Task brief
Word for word, copy all the data and drop the pictures.

##### Supplied data

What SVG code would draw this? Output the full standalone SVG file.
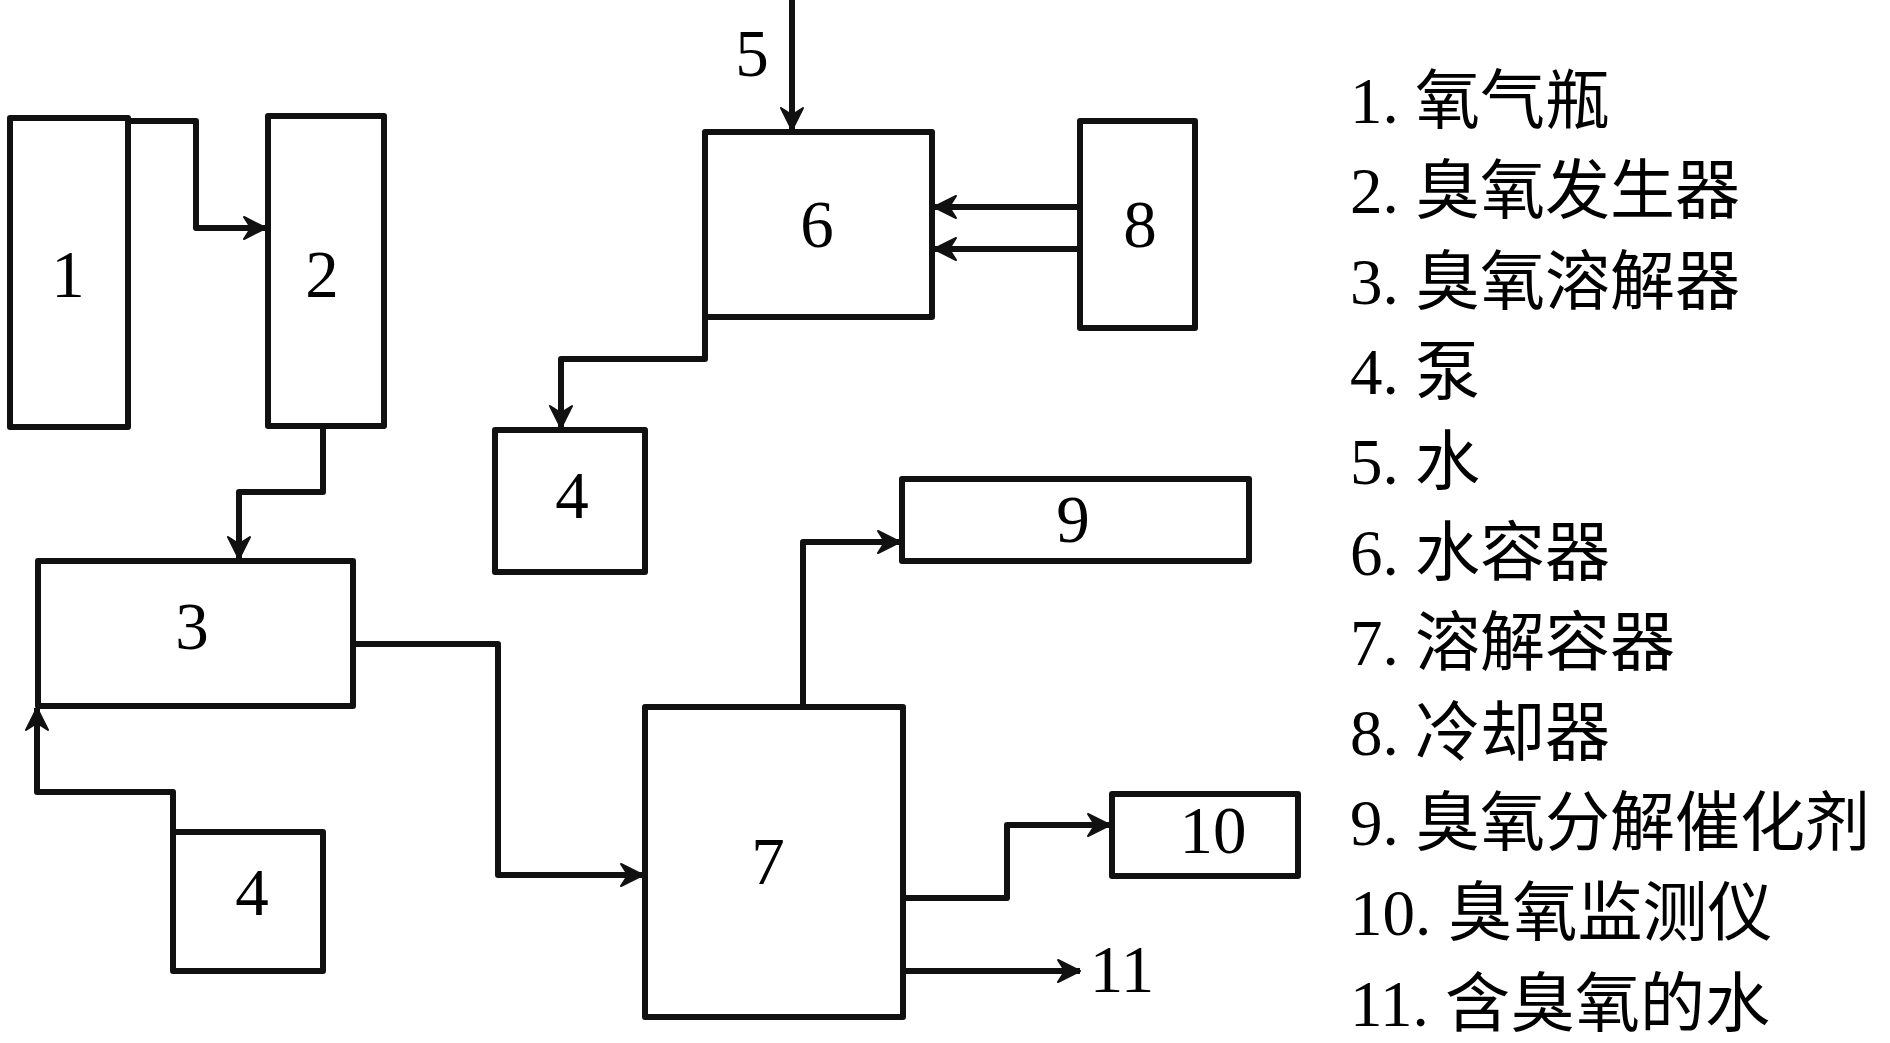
<svg xmlns="http://www.w3.org/2000/svg" width="1890" height="1043" viewBox="0 0 1890 1043">
<style>
.box{fill:#fff;stroke:#111;stroke-width:6;stroke-linejoin:round}
.wire{fill:none;stroke:#111;stroke-width:6;stroke-linejoin:round}
.num{font-family:"Liberation Serif","Times New Roman",serif;font-size:67px;fill:#000;text-anchor:middle}
.leg{font-family:"Liberation Serif","Noto Sans CJK SC",serif;font-size:65px;fill:#000}
.cjk{font-family:"Noto Sans CJK SC","Liberation Serif",sans-serif;font-size:65px}
</style>
<defs>
<marker id="arr" markerUnits="userSpaceOnUse" markerWidth="28" markerHeight="28" viewBox="0 0 28 28" refX="26" refY="14" orient="auto">
<path d="M4,3 L26,14 L4,25 L11,14 Z" fill="#111" stroke="#111" stroke-width="2" stroke-linejoin="round"/>
</marker>
</defs>
<rect width="1890" height="1043" fill="#fff"/>

<g id="connectors">
<path class="wire" d="M128,121 H196 V228 H266" marker-end="url(#arr)"/>
<path class="wire" d="M323,426 V492 H239 V559" marker-end="url(#arr)"/>
<path class="wire" d="M173,832 V792 H37 V708" marker-end="url(#arr)"/>
<path class="wire" d="M353,644 H498 V875 H643" marker-end="url(#arr)"/>
<path class="wire" d="M792,0 V130" marker-end="url(#arr)"/>
<path class="wire" d="M1080,207 H934" marker-end="url(#arr)"/>
<path class="wire" d="M1080,249 H934" marker-end="url(#arr)"/>
<path class="wire" d="M705,317 V359 H561 V428" marker-end="url(#arr)"/>
<path class="wire" d="M803,707 V542 H900" marker-end="url(#arr)"/>
<path class="wire" d="M903,898 H1007 V825 H1110" marker-end="url(#arr)"/>
<path class="wire" d="M903,971 H1080" marker-end="url(#arr)"/>
</g>

<g id="node1"><rect class="box" x="10" y="118" width="118" height="309"/><text class="num" x="68" y="297">1</text></g>
<g id="node2"><rect class="box" x="268" y="116" width="116" height="310"/><text class="num" x="322" y="297">2</text></g>
<g id="node3"><rect class="box" x="38" y="561" width="315" height="145"/><text class="num" x="192" y="649">3</text></g>
<g id="node4a"><rect class="box" x="173" y="832" width="150" height="139"/><text class="num" x="252" y="915">4</text></g>
<g id="node4b"><rect class="box" x="495" y="430" width="150" height="142"/><text class="num" x="572" y="518">4</text></g>
<g id="node5"><text class="num" x="752" y="76">5</text></g>
<g id="node6"><rect class="box" x="705" y="132" width="227" height="185"/><text class="num" x="817" y="247">6</text></g>
<g id="node7"><rect class="box" x="645" y="707" width="258" height="310"/><text class="num" x="768" y="884">7</text></g>
<g id="node8"><rect class="box" x="1080" y="121" width="115" height="207"/><text class="num" x="1140" y="247">8</text></g>
<g id="node9"><rect class="box" x="902" y="479" width="347" height="82"/><text class="num" x="1073" y="542">9</text></g>
<g id="node10"><rect class="box" x="1112" y="794" width="186" height="82"/><text class="num" x="1213" y="853">10</text></g>
<g id="node11"><text class="num" x="1122" y="992">11</text></g>

<g id="legend">
<text class="leg" x="1350" y="123">1. <tspan class="cjk">氧气瓶</tspan></text>
<text class="leg" x="1350" y="213">2. <tspan class="cjk">臭氧发生器</tspan></text>
<text class="leg" x="1350" y="304">3. <tspan class="cjk">臭氧溶解器</tspan></text>
<text class="leg" x="1350" y="394">4. <tspan class="cjk">泵</tspan></text>
<text class="leg" x="1350" y="484">5. <tspan class="cjk">水</tspan></text>
<text class="leg" x="1350" y="575">6. <tspan class="cjk">水容器</tspan></text>
<text class="leg" x="1350" y="665">7. <tspan class="cjk">溶解容器</tspan></text>
<text class="leg" x="1350" y="755">8. <tspan class="cjk">冷却器</tspan></text>
<text class="leg" x="1350" y="845">9. <tspan class="cjk">臭氧分解催化剂</tspan></text>
<text class="leg" x="1350" y="935">10. <tspan class="cjk">臭氧监测仪</tspan></text>
<text class="leg" x="1350" y="1026">11. <tspan class="cjk">含臭氧的水</tspan></text>
</g>
</svg>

##########

Response below
What SVG code would draw this? Output the full standalone SVG file.
<svg xmlns="http://www.w3.org/2000/svg" width="1890" height="1043" viewBox="0 0 1890 1043">
<style>
.box{fill:#fff;stroke:#111;stroke-width:6;stroke-linejoin:round}
.wire{fill:none;stroke:#111;stroke-width:6;stroke-linejoin:round}
.num{font-family:"Liberation Serif","Times New Roman",serif;font-size:67px;fill:#000;text-anchor:middle}
.leg{font-family:"Liberation Serif","Noto Sans CJK SC",serif;font-size:65px;fill:#000}
.cjk{font-family:"Noto Sans CJK SC","Liberation Serif",sans-serif;font-size:65px}
</style>
<defs>
<marker id="arr" markerUnits="userSpaceOnUse" markerWidth="28" markerHeight="28" viewBox="0 0 28 28" refX="26" refY="14" orient="auto">
<path d="M4,3 L26,14 L4,25 L11,14 Z" fill="#111" stroke="#111" stroke-width="2" stroke-linejoin="round"/>
</marker>
</defs>
<rect width="1890" height="1043" fill="#fff"/>

<g id="connectors">
<path class="wire" d="M128,121 H196 V228 H266" marker-end="url(#arr)"/>
<path class="wire" d="M323,426 V492 H239 V559" marker-end="url(#arr)"/>
<path class="wire" d="M173,832 V792 H37 V708" marker-end="url(#arr)"/>
<path class="wire" d="M353,644 H498 V875 H643" marker-end="url(#arr)"/>
<path class="wire" d="M792,0 V130" marker-end="url(#arr)"/>
<path class="wire" d="M1080,207 H934" marker-end="url(#arr)"/>
<path class="wire" d="M1080,249 H934" marker-end="url(#arr)"/>
<path class="wire" d="M705,317 V359 H561 V428" marker-end="url(#arr)"/>
<path class="wire" d="M803,707 V542 H900" marker-end="url(#arr)"/>
<path class="wire" d="M903,898 H1007 V825 H1110" marker-end="url(#arr)"/>
<path class="wire" d="M903,971 H1080" marker-end="url(#arr)"/>
</g>

<g id="node1"><rect class="box" x="10" y="118" width="118" height="309"/><text class="num" x="68" y="297">1</text></g>
<g id="node2"><rect class="box" x="268" y="116" width="116" height="310"/><text class="num" x="322" y="297">2</text></g>
<g id="node3"><rect class="box" x="38" y="561" width="315" height="145"/><text class="num" x="192" y="649">3</text></g>
<g id="node4a"><rect class="box" x="173" y="832" width="150" height="139"/><text class="num" x="252" y="915">4</text></g>
<g id="node4b"><rect class="box" x="495" y="430" width="150" height="142"/><text class="num" x="572" y="518">4</text></g>
<g id="node5"><text class="num" x="752" y="76">5</text></g>
<g id="node6"><rect class="box" x="705" y="132" width="227" height="185"/><text class="num" x="817" y="247">6</text></g>
<g id="node7"><rect class="box" x="645" y="707" width="258" height="310"/><text class="num" x="768" y="884">7</text></g>
<g id="node8"><rect class="box" x="1080" y="121" width="115" height="207"/><text class="num" x="1140" y="247">8</text></g>
<g id="node9"><rect class="box" x="902" y="479" width="347" height="82"/><text class="num" x="1073" y="542">9</text></g>
<g id="node10"><rect class="box" x="1112" y="794" width="186" height="82"/><text class="num" x="1213" y="853">10</text></g>
<g id="node11"><text class="num" x="1122" y="992">11</text></g>

<g id="legend">
<text class="leg" x="1350" y="123">1. <tspan class="cjk">氧气瓶</tspan></text>
<text class="leg" x="1350" y="213">2. <tspan class="cjk">臭氧发生器</tspan></text>
<text class="leg" x="1350" y="304">3. <tspan class="cjk">臭氧溶解器</tspan></text>
<text class="leg" x="1350" y="394">4. <tspan class="cjk">泵</tspan></text>
<text class="leg" x="1350" y="484">5. <tspan class="cjk">水</tspan></text>
<text class="leg" x="1350" y="575">6. <tspan class="cjk">水容器</tspan></text>
<text class="leg" x="1350" y="665">7. <tspan class="cjk">溶解容器</tspan></text>
<text class="leg" x="1350" y="755">8. <tspan class="cjk">冷却器</tspan></text>
<text class="leg" x="1350" y="845">9. <tspan class="cjk">臭氧分解催化剂</tspan></text>
<text class="leg" x="1350" y="935">10. <tspan class="cjk">臭氧监测仪</tspan></text>
<text class="leg" x="1350" y="1026">11. <tspan class="cjk">含臭氧的水</tspan></text>
</g>
</svg>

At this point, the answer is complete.